Why not?  We already have a round wheel, I see no need for additional
square ones.

>     The primary problem with using shm_open() in its current implementation
>     is the fact that the anonymous memory associated with the descriptor
>     is file-backed when what we really want is swap-backed anonymous memory.

Only in the current implementation.  Nothing in the definition of
shm_open() requires it to access the filesystem at all, although since
a shared memory object has many attributes -- such as naming and
access-control semantics -- that the filesystem already models well, it
is probably preferable to continue to use it to manage those
attributes.

A simple implementation would add an additional field to `struct
file'; perhaps call it `f_ipcobject'.  Then you have the following
model of operations:

- open() operates on the file itself, with no special semantics

- shm_open() performs all of the operations of open(), but also looks
up the abstract name of the file[1] and creates or attaches an IPC
object to the descriptor and changes the type to DTYPE_SHM.

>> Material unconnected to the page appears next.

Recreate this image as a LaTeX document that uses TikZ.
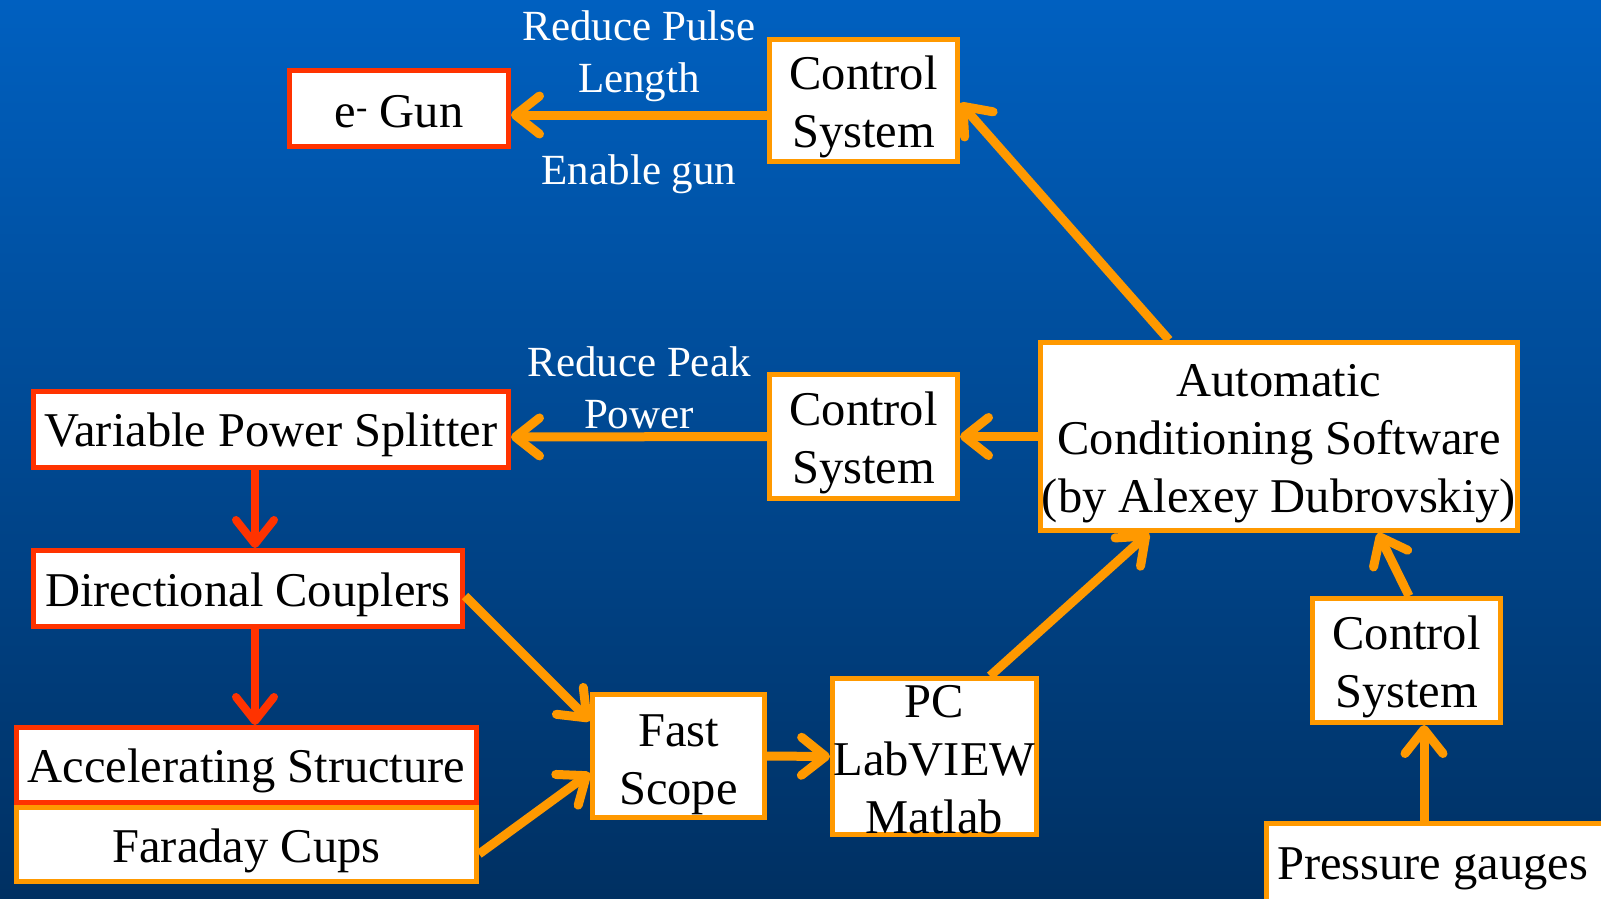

- ftruncate() when performed on a DTYPE_SHM descriptor changes the
size of the IPC object rather than the rendezvous file.

- shm_unlink() performs all of the operations of unlink(), but also
looks up the abstract name of the file and marks the related IPC
object, if any exists, for removal.

- fstat() gets the IPC object's size and sets the SHM bit in the
status buffer after getting other attributes from the vnode layer.

- all other file operations pass through to the usual vnode
operations.

-GAWollman

[1] E.g., a vnode pointer value or an NFS-style file handle.  If the
former is used, the IPC object would obviously have to keep a
reference to the vnode so that it couldn't be recycled.